Looking ahead at longer range weather forecast charts, there is just not much rain to anticipate during this region’s driest time of year. Monday could offer some light yet spotty precipitation. Yet, through near the end of this month, the overall dry weather with near or above average temperatures will persist. The seasonal outlook for the rest of the summer through September also tips the odds of overall continued warmer and drier than average conditions.

Even though this summer is off to a fine start, this ongoing dry warm weather will likely generate growing concerns. For instance, much of the average winter mountain snowpack has melted and run off in the rivers. As summer rolls on, river levels will continue to drop with river temperatures rising to levels potentially harmful to fish. That was the case during the dry warm summer of 2015.

Another concern is overall water supplies for agriculture, municipal water supplies, recreation and more. At this time, municipal water supplies remain in good shape, but if no significant rainfall arises, some water restrictions may be needed by late summer.

Michael Kunda of Alderwood Water offered reassurances regarding municipal water supplies. He said, “The source for Alderwood and Everett water is from Spada Lake and Chaplain Lake on the Sultan River. Spada Lake contains about 50 billion gallons of water and Chaplain Lake another 5.2 billion gallons. Spada Lake is at full capacity. Alderwood and Everett see no potential impacts to our water supply for our service through the winter of 2023/24.”

The ongoing warm dry conditions will also elevate the threat of wildfires and resulting wildfire smoke. Western Washington has suffered poor air quality from wildfire smoke five out of the last six summers starting in 2017 when wildfire smoke spread into the region from the interior of British Columbia. And of course last year, the region suffered smoke and poor air quality from the Bolt Creek Wildfire along the west side of Stevens Pass Highway late in the summer.

The threat of more local wildfires is also going to rise if substantial rainfall fails to occur. There have already been a number of roadside fires.

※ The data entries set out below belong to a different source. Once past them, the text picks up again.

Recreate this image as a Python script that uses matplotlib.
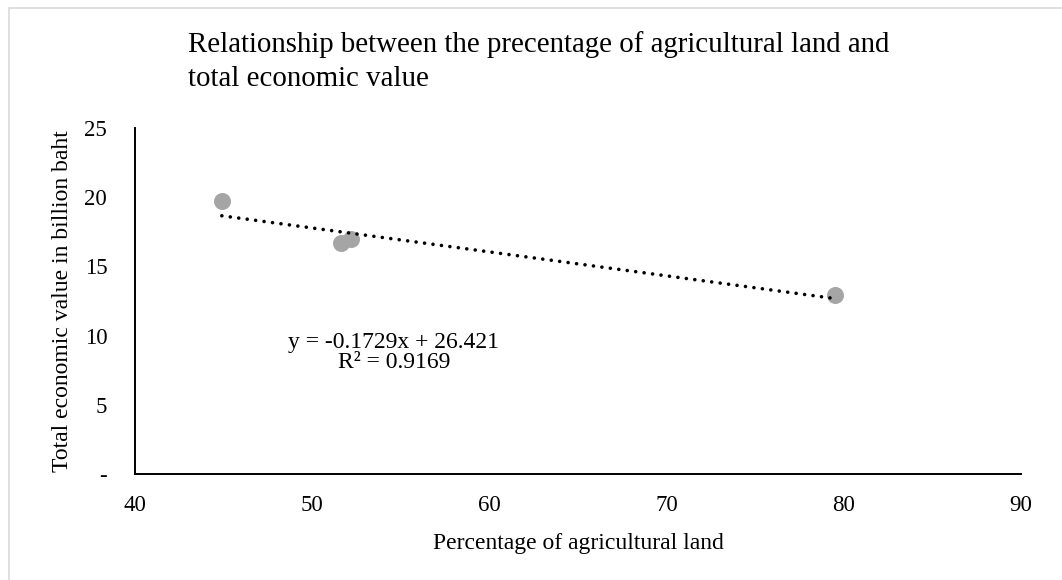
import matplotlib
matplotlib.use("Agg")
import matplotlib.pyplot as plt
from matplotlib.patches import Rectangle
import numpy as np

plt.rcParams["font.family"] = ["Liberation Serif", "DejaVu Serif"]

# Observations: share of agricultural land (%) vs total economic value (billion baht)
agri_land_pct = [44.9, 51.6, 52.2, 79.5]
econ_value = [19.7, 16.7, 17.0, 12.9]

# Linear trendline coefficients and goodness of fit
slope = -0.1729
intercept = 26.421
r_squared = 0.9169

x_ticks = [40, 50, 60, 70, 80, 90]
y_ticks = [0, 5, 10, 15, 20, 25]
y_tick_labels = ["-", "5", "10", "15", "20", "25"]

title = "Relationship between the precentage of agricultural land and\ntotal economic value"
x_label = "Percentage of agricultural land"
y_label = "Total economic value in billion baht"

W, H = 1062, 580
fig = plt.figure(figsize=(W / 100, H / 100), dpi=100)
fig.patch.set_facecolor("white")

# Light frame around the chart area
fig.patches.append(Rectangle((9 / W, -0.05), 1.2, 1 - 8 / H + 0.05,
                             transform=fig.transFigure, fill=False,
                             edgecolor="#d9d9d9", linewidth=1.2))

ax = fig.add_axes([135 / W, 1 - 474 / H, (1021 - 135) / W, (474 - 128) / H])
ax.set_xlim(x_ticks[0], x_ticks[-1])
ax.set_ylim(y_ticks[0], y_ticks[-1])

ax.scatter(agri_land_pct, econ_value, s=150, color="#a5a5a5", zorder=2,
           linewidths=0)

xs = np.array([min(agri_land_pct), max(agri_land_pct)])
ax.plot(xs, slope * xs + intercept, color="black", linewidth=2.6,
        linestyle=(0, (0.01, 2.35)), dash_capstyle="round", zorder=3)

eq = f"y = {slope:.4f}x + {intercept:.3f}\nR² = {r_squared:.4f}"
ax.text(54.6, 8.75, eq, ha="center", va="center", fontsize=17,
        linespacing=0.95, color="black")

for s in ["top", "right"]:
    ax.spines[s].set_visible(False)
for s in ["left", "bottom"]:
    ax.spines[s].set_linewidth(1.4)
    ax.spines[s].set_color("black")

ax.set_xticks(x_ticks)
ax.set_yticks(y_ticks)
ax.set_yticklabels(y_tick_labels)
ax.tick_params(axis="x", length=0, pad=15, labelsize=16.5)
ax.tick_params(axis="y", length=0, pad=20, labelsize=16.5)

ax.set_xlabel(x_label, fontsize=17, labelpad=12)
ax.set_ylabel(y_label, fontsize=17, labelpad=8)

fig.text(188 / W, 1 - 31 / H, title, ha="left", va="top", fontsize=20.8,
         linespacing=1.42)

fig.savefig("out.png", dpi=100, facecolor="white")
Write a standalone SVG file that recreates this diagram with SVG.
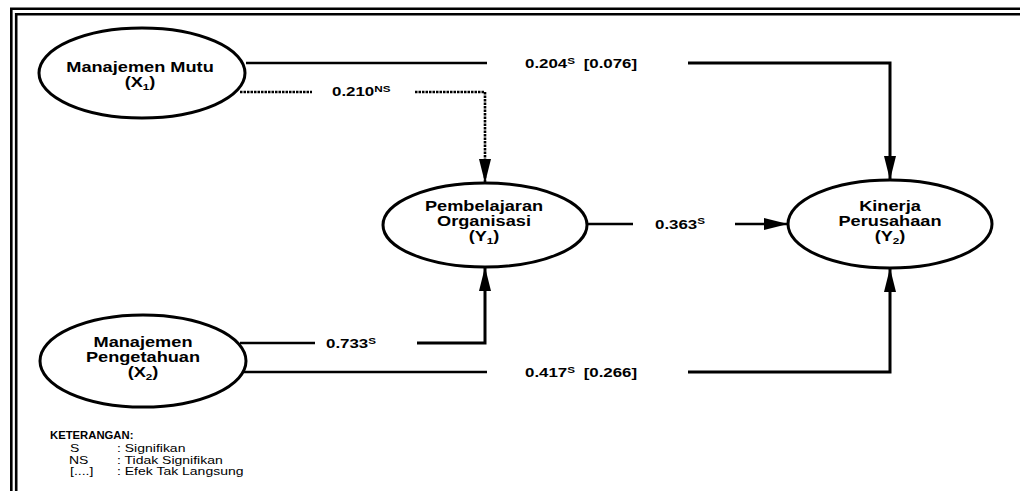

This is the time of year to keep any burning materials in vehicles and not toss them out the window, and tighten up tow chains to avoid sparks on the road surface.

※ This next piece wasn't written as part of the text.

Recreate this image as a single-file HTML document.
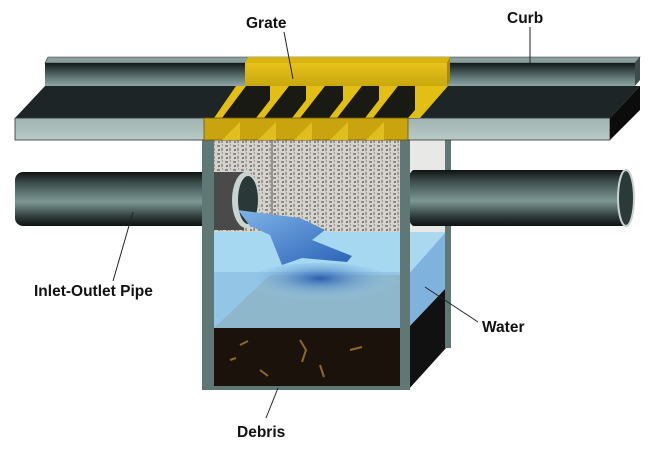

Weather forecasters, fire agencies and water supply managers are all keeping an eye on the weather until the fall rains arrive.

For those concerned about water supplies and want to save on the water bill, water saving ideas including tightening up any water leaks, use drip hoses to water landscapes minimizing water evaporation by sprinklers, dormant lawns will turn green again this fall, and collect shower water when waiting for it to warm up and use that water in hand sprinkler cans for potted plants.